In 2010, the United States Supreme Court expanded the concept of “corporate personhood” when it held in Citizens United v. FEC, 558 U.S. 310, 130 S. Ct. 876, 175 L. Ed. 2d 753 (2010), that corporations can engage in political speech protected by the First Amendment. The same rationale carried over to the religious context in Burwell v. Hobby Lobby Stores, Inc., 134 S. Ct. 2751, 189 L. Ed. 2d 675 (2014), when the Court decided closely-held corporations have religious liberties under the Religious Freedom Restoration Act.
Now it appears legal entities might be entitled to protection under a federal consumer protection statute too, at least in the Sixth Circuit.
Last week, the Sixth Circuit Court of Appeals, in Anarion Invs., LLC v.
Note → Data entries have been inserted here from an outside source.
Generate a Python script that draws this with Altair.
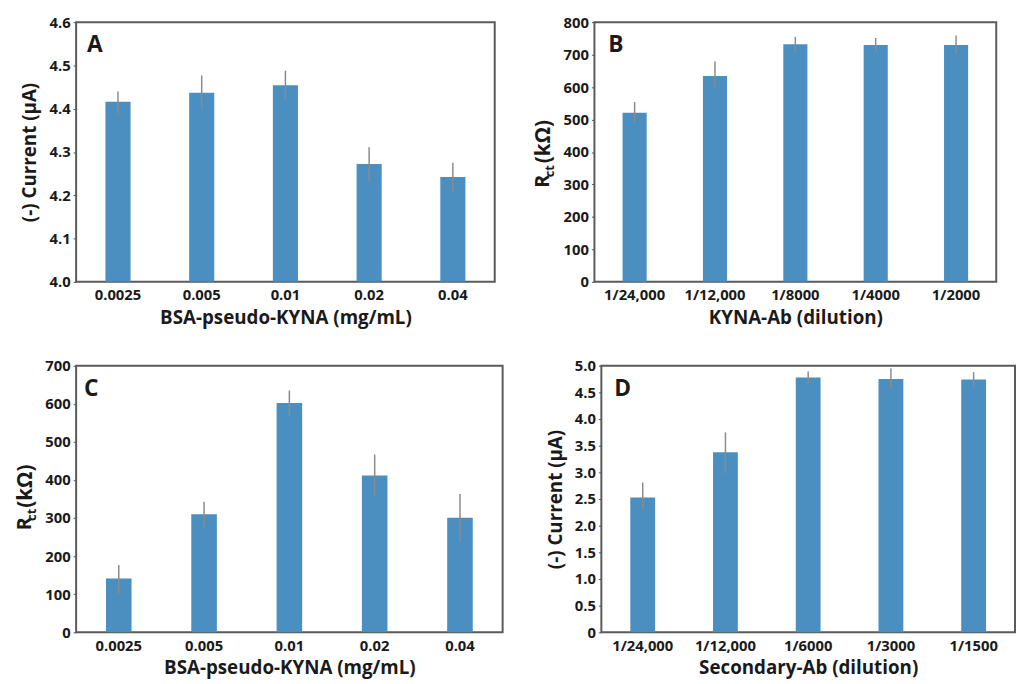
import altair as alt
import pandas as pd

# ---------------- data ----------------
A_cats = ["0.0025", "0.005", "0.01", "0.02", "0.04"]
A_vals = [4.416, 4.437, 4.454, 4.272, 4.242]
A_lo = [4.389, 4.399, 4.420, 4.232, 4.208]
A_hi = [4.440, 4.477, 4.488, 4.311, 4.275]

B_cats = ["1/24,000", "1/12,000", "1/8000", "1/4000", "1/2000"]
B_vals = [521, 634, 732, 730, 730]
B_lo = [492, 600, 708, 710, 703]
B_hi = [554, 679, 755, 751, 759]

C_cats = ["0.0025", "0.005", "0.01", "0.02", "0.04"]
C_vals = [141, 310, 602, 412, 301]
C_lo = [102, 277, 568, 360, 238]
C_hi = [177, 343, 635, 467, 363]

D_cats = ["1/24,000", "1/12,000", "1/6000", "1/3000", "1/1500"]
D_vals = [2.53, 3.375, 4.78, 4.75, 4.74]
D_lo = [2.30, 2.98, 4.66, 4.57, 4.61]
D_hi = [2.81, 3.75, 4.89, 4.95, 4.88]

A_ticks = [4.0, 4.1, 4.2, 4.3, 4.4, 4.5, 4.6]
B_ticks = [0, 100, 200, 300, 400, 500, 600, 700, 800]
C_ticks = [0, 100, 200, 300, 400, 500, 600, 700]
D_ticks = [0, 0.5, 1.0, 1.5, 2.0, 2.5, 3.0, 3.5, 4.0, 4.5, 5.0]

BAR = "#4b8fc1"
ERR = "#8a8a8a"
FONT = "Open Sans"
TXT = "#1a1a1a"


def panel(cats, vals, lo, hi, xtitle, ytitle, domain, ticks, lab_expr,
          letter, lpos, w, h, rct=None, tpad=9, spacer=None):
    df = pd.DataFrame({"c": cats, "v": vals, "lo": lo, "hi": hi,
                       "base": [domain[0]] * len(cats)})
    xenc = alt.X("c:N", sort=cats, title=xtitle,
                 scale=alt.Scale(paddingInner=0.7, paddingOuter=0.35),
                 axis=alt.Axis(labelAngle=0, ticks=False, domain=False,
                               labelPadding=6, titlePadding=6,
                               labelFontSize=15, titleFontSize=19))
    yaxis = alt.Axis(values=ticks, labelExpr=lab_expr, grid=False, domain=False,
                     ticks=True, tickSize=3, tickColor="#555555",
                     labelPadding=3, titlePadding=tpad,
                     labelFontSize=15, titleFontSize=19)
    yscale = alt.Scale(domain=domain, nice=False, zero=False)
    ttl = ytitle if ytitle else ""
    yenc = alt.Y("v:Q", scale=yscale, axis=yaxis, title=ttl)
    yenc2 = alt.Y("lo:Q", scale=yscale, axis=yaxis, title=ttl)
    bars = alt.Chart(df).mark_bar(color=BAR).encode(
        x=xenc, y=yenc, y2="base:Q")
    errs = alt.Chart(df).mark_rule(color=ERR, strokeWidth=1.5).encode(
        x=xenc, y=yenc2, y2="hi:Q")
    let = alt.Chart(pd.DataFrame({"t": [letter]})).mark_text(
        fontSize=23, fontWeight="bold", align="left", baseline="alphabetic",
        color=TXT, font=FONT).encode(x=alt.value(lpos[0]), y=alt.value(lpos[1]), text="t:N")
    layers = [bars, errs, let]
    if rct is not None:
        (rx, ry), (cx, cy), (kx, ky) = rct
        common = dict(angle=270, fontWeight="bold", align="center",
                      baseline="top", color=TXT, font=FONT)
        r = alt.Chart(pd.DataFrame({"t": ["R"]})).mark_text(fontSize=20, **common).encode(
            x=alt.value(rx), y=alt.value(ry), text="t:N")
        c = alt.Chart(pd.DataFrame({"t": ["ct"]})).mark_text(fontSize=13, **common).encode(
            x=alt.value(cx), y=alt.value(cy), text="t:N")
        k = alt.Chart(pd.DataFrame({"t": ["(kΩ)"]})).mark_text(fontSize=21, **common).encode(
            x=alt.value(kx), y=alt.value(ky), text="t:N")
        layers += [r, c, k]
    if spacer is not None:
        sp = alt.Chart(pd.DataFrame({"t": [0]})).mark_rule(strokeOpacity=0).encode(
            x=alt.value(spacer), y=alt.value(0), y2=alt.value(10))
        layers.append(sp)
    return alt.layer(*layers).properties(width=w, height=h)


f1 = "format(datum.value, '.1f')"
fd = "format(datum.value, 'd')"
fD = "datum.value == 0 ? '0' : format(datum.value, '.1f')"

pA = panel(A_cats, A_vals, A_lo, A_hi, "BSA-pseudo-KYNA (mg/mL)", "(-) Current (µA)",
           [4.0, 4.6], A_ticks, f1, "A", (11, 30), 424, 263, tpad=10, spacer=-68)
pB = panel(B_cats, B_vals, B_lo, B_hi, "KYNA-Ab (dilution)", None,
           [0, 800], B_ticks, fd, "B", (14, 30), 407, 263,
           rct=((-62, 161), (-51, 151), (-62, 121)))
pC = panel(C_cats, C_vals, C_lo, C_hi, "BSA-pseudo-KYNA (mg/mL)", None,
           [0, 700], C_ticks, fd, "C", (8, 31), 432, 270,
           rct=((-62, 160), (-51, 151), (-62, 122)))
pD = panel(D_cats, D_vals, D_lo, D_hi, "Secondary-Ab (dilution)", "(-) Current (µA)",
           [0, 5.0], D_ticks, fD, "D", (13, 31), 419, 270, tpad=9)

chart = alt.vconcat(
    alt.hconcat(pA, pB, spacing=37),
    alt.hconcat(pC, pD, spacing=42),
    spacing=30,
).configure(
    font=FONT,
    padding={"left": 0, "top": 2, "right": 0, "bottom": 0},
).configure_view(
    stroke="#5a5a5a", strokeWidth=2,
).configure_axis(
    labelFont=FONT, titleFont=FONT, labelFontWeight="bold", titleFontWeight="bold",
    labelColor=TXT, titleColor=TXT,
)

chart.save("out.html", embed_options={"renderer": "svg", "actions": False})
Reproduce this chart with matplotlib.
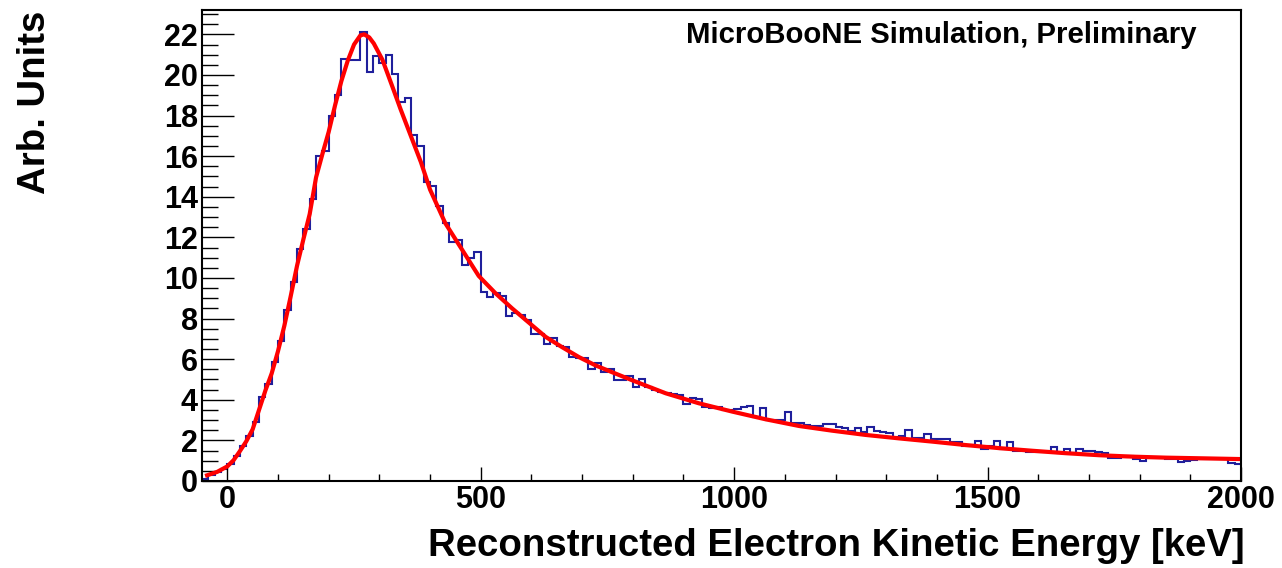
import numpy as np
import matplotlib
matplotlib.use("Agg")
import matplotlib.pyplot as plt
from matplotlib.ticker import MultipleLocator

plt.rcParams['font.family'] = ['Liberation Sans', 'DejaVu Sans']
plt.rcParams['font.weight'] = 'bold'

# histogram: 164 bins of 12.5 keV from -50 to 2000 keV
bin_lo = -50.0
bin_width = 12.5
counts = [
    0.12, 0.32, 0.45, 0.6, 0.82, 1.25, 1.72, 2.2, 2.92, 4.15,
    4.76, 5.85, 6.9, 8.4, 9.78, 11.45, 12.4, 13.9, 16.0, 16.26,
    18.0, 19.0, 20.8, 20.75, 20.75, 22.1, 20.14, 20.95, 20.6, 20.96,
    20.06, 18.66, 18.86, 17.05, 16.48, 14.72, 14.54, 13.55, 12.7, 11.75,
    11.88, 10.65, 10.97, 11.3, 9.33, 9.05, 9.25, 9.12, 8.15, 8.26,
    8.18, 7.93, 7.24, 7.24, 6.75, 7.03, 6.65, 6.62, 6.13, 6.05,
    6.05, 5.5, 5.83, 5.39, 5.5, 4.98, 4.98, 5.18, 4.65, 5.01,
    4.62, 4.5, 4.4, 4.35, 4.3, 4.24, 3.8, 4.07, 4.05, 3.63,
    3.58, 3.66, 3.5, 3.5, 3.53, 3.63, 3.7, 3.17, 3.58, 3.0,
    3.0, 3.0, 3.42, 2.87, 2.84, 2.76, 2.71, 2.71, 2.81, 2.81,
    2.68, 2.6, 2.48, 2.6, 2.43, 2.64, 2.48, 2.43, 2.35, 2.18,
    2.22, 2.51, 2.1, 2.1, 2.3, 2.05, 2.07, 2.07, 1.94, 1.94,
    1.7, 1.77, 1.98, 1.58, 1.72, 1.99, 1.59, 1.94, 1.49, 1.49,
    1.41, 1.45, 1.45, 1.45, 1.66, 1.4, 1.56, 1.36, 1.59, 1.48,
    1.48, 1.45, 1.36, 1.12, 1.12, 1.17, 1.23, 1.1, 1.0, 1.12,
    1.12, 1.12, 1.07, 1.07, 0.95, 0.97, 1.03, 1.07, 1.07, 1.07,
    1.07, 1.07, 0.87, 0.84,
]

fit_e = [-40, -20, 0, 12.5, 25, 37.5, 50, 62.5, 75, 87.5, 100, 112.5, 125,
         137.5, 150, 162.5, 175, 187.5, 200, 212.5, 225, 237.5, 250, 262.5,
         270, 280, 289, 306, 326, 342, 362, 382, 400, 430, 463, 496, 529, 562,
         595, 628, 660, 694, 726, 760, 800, 865, 930, 996, 1062, 1128, 1193,
         1259, 1325, 1391, 1457, 1522, 1588, 1654, 1720, 1786, 1852, 1917, 2000]
fit_v = [0.28, 0.45, 0.72, 1.03, 1.48, 1.96, 2.55, 3.5, 4.45, 5.3, 6.4, 7.65,
         9.1, 10.6, 11.9, 13.15, 14.95, 16.1, 17.2, 18.5, 19.7, 20.7, 21.5,
         21.95, 22.0, 21.85, 21.55, 20.75, 19.4, 18.3, 17.0, 15.7, 14.35, 12.7,
         11.4, 10.1, 9.25, 8.5, 7.8, 7.1, 6.6, 6.1, 5.7, 5.35, 4.95, 4.32, 3.83,
         3.42, 3.04, 2.71, 2.48, 2.27, 2.1, 1.94, 1.77, 1.62, 1.49, 1.37, 1.27,
         1.2, 1.15, 1.12, 1.08]

edges = bin_lo + bin_width * np.arange(len(counts) + 1)

fig = plt.figure(figsize=(12.82, 5.68), dpi=100)
ax = fig.add_axes([202 / 1282, 87 / 568, (1241 - 202) / 1282, (558 - 87) / 568])

ax.stairs(counts, edges, baseline=None, color='#1f1f9c', linewidth=1.5)
ax.plot(fit_e, fit_v, color='#ff0000', linewidth=3.0)

ax.set_xlim(-50, 2000)
ax.set_ylim(0, 23.2)

ax.xaxis.set_major_locator(MultipleLocator(500))
ax.xaxis.set_minor_locator(MultipleLocator(100))
ax.yaxis.set_major_locator(MultipleLocator(2))
ax.yaxis.set_minor_locator(MultipleLocator(0.5))

ax.tick_params(axis='both', which='both', direction='in', top=False, right=False,
               labelsize=22, width=1.0)
ax.tick_params(axis='y', which='major', length=23, pad=3)
ax.tick_params(axis='y', which='minor', length=11.5)
ax.tick_params(axis='x', which='major', length=10, pad=3)
ax.tick_params(axis='x', which='minor', length=5.4)
for lab in ax.get_xticklabels() + ax.get_yticklabels():
    lab.set_fontweight('bold')

for s in ax.spines.values():
    s.set_linewidth(1.5)

fig.text(1245 / 1282, 1 - 546 / 568, 'Reconstructed Electron Kinetic Energy [keV]',
         ha='right', va='center', fontsize=27.6, fontweight='bold')
fig.text(35 / 1282, 1 - 11 / 568, 'Arb. Units', rotation=90,
         ha='center', va='top', fontsize=27.6, fontweight='bold')
ax.text(686 / 1282, 1 - 35 / 568, 'MicroBooNE Simulation, Preliminary',
        transform=fig.transFigure, ha='left', va='center', fontsize=21.2,
        fontweight='bold')

fig.savefig('out.png', dpi=100)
Carrington Mortg. Servs., 2015 U.S. App. LEXIS 12670 (July 23, 2015), created a new class of plaintiffs entitled to sue under the federal Fair Debt Collection Practices Act, 15 U.S.C. 1692 et seq. (the “FDCPA” or the “Act”) when it ruled that a limited liability company qualifies as a “person” entitled to be protected by the Act. This decision may seem surprising considering that the nearly 40-year-old statute has typically been understood as protecting “consumers,” defined in the Act as “any natural person obligated or allegedly obligated to pay any debt.” 15 U.S.C. § 1692(a)(3).
The facts of the opinion are fairly straightforward. In short, Anarion Investments, LLC (“Anarion”) owned an option to purchase a house that was subject to a consumer mortgage debt. When the third-party mortgage servicer, Carrington Mortgage Services, LLC (“Carrington”) advertised the home for sale pursuant to a foreclosure proceeding, Anarion brought suit against Carrington for alleged inaccuracies in the foreclosure advertisement. The federal district court dismissed the suit for failure to state a claim, and Anarion appealed.
On appeal, the Sixth Circuit examined Section 1692k(a), which states that “any debt collector who fails to comply with any provision of [the FDCPA] with respect to any person is liable to such person.” The question, of course, was whether Anarion qualified as such a “person.” According to the Sixth Circuit, the answer lies in the federal Dictionary Act, which provides that “[i]n determining the meaning of any Act of Congress,” the word “person” includes artificial entities “unless the context indicates otherwise.” 1 U.S.C. § 1. The Sixth Circuit noted that there was “plenty of relevant context,” but concluded that the context favored a broad reading of the word “person” to include corporate entities. The basis for this reading lies in the fact that the FDCPA uses the word “person” in numerous instances which might be read to include corporate entities, particularly when using the term to refer to creditors and debt-collectors who are regulated by the Act. Therefore, the opinion concludes, the context does not provide support for an interpretation contrary to the Dictionary Act’s directive to include corporate entities as a “person.”
The dissenting judge took a more nuanced approach, and found the requisite “context” needed to trump the Dictionary Act in the overall history and purpose of the FDCPA. Citing congressional reports and legislative history, the dissent explains that the FDCPA was specifically enacted to come to the aid of individuals who were being victimized by unscrupulous debt collectors. In the dissent’s view, the FDCPA is a consumer protection law meant to protect consumers. In this “context,” allowing a corporate entity to bring claims under the Act runs afoul of the very purpose of the FDCPA’s enactment in 1977.
Importantly, the Court recognized that an entity’s status as a “person” does not necessarily entitle it to FDCPA protection: “[N]othing in our decision today means that Anarion can bring suit under the FDCPA. The district court’s opinion answered only one question, and thus so does ours: whether Anarion is a ‘person’ under the Act.” A corporate FDCPA plaintiff would still have to meet other requirements in the Act, including showing that the debt in question was a consumer debt. As the Court noted, “Normally  businesses will not have any basis to bring an FDCPA claim.”
Even though the ruling may not be as harsh to FDCPA defendants as it seems at first blush, it could still have far-reaching effects. These days, when foreclosures and debt collection-related lawsuits often involve numerous other parties beside the original creditor and debtor, it’s not difficult to imagine how this decision will provide debtors and their counsel additional opportunities to bring FDCPA claims.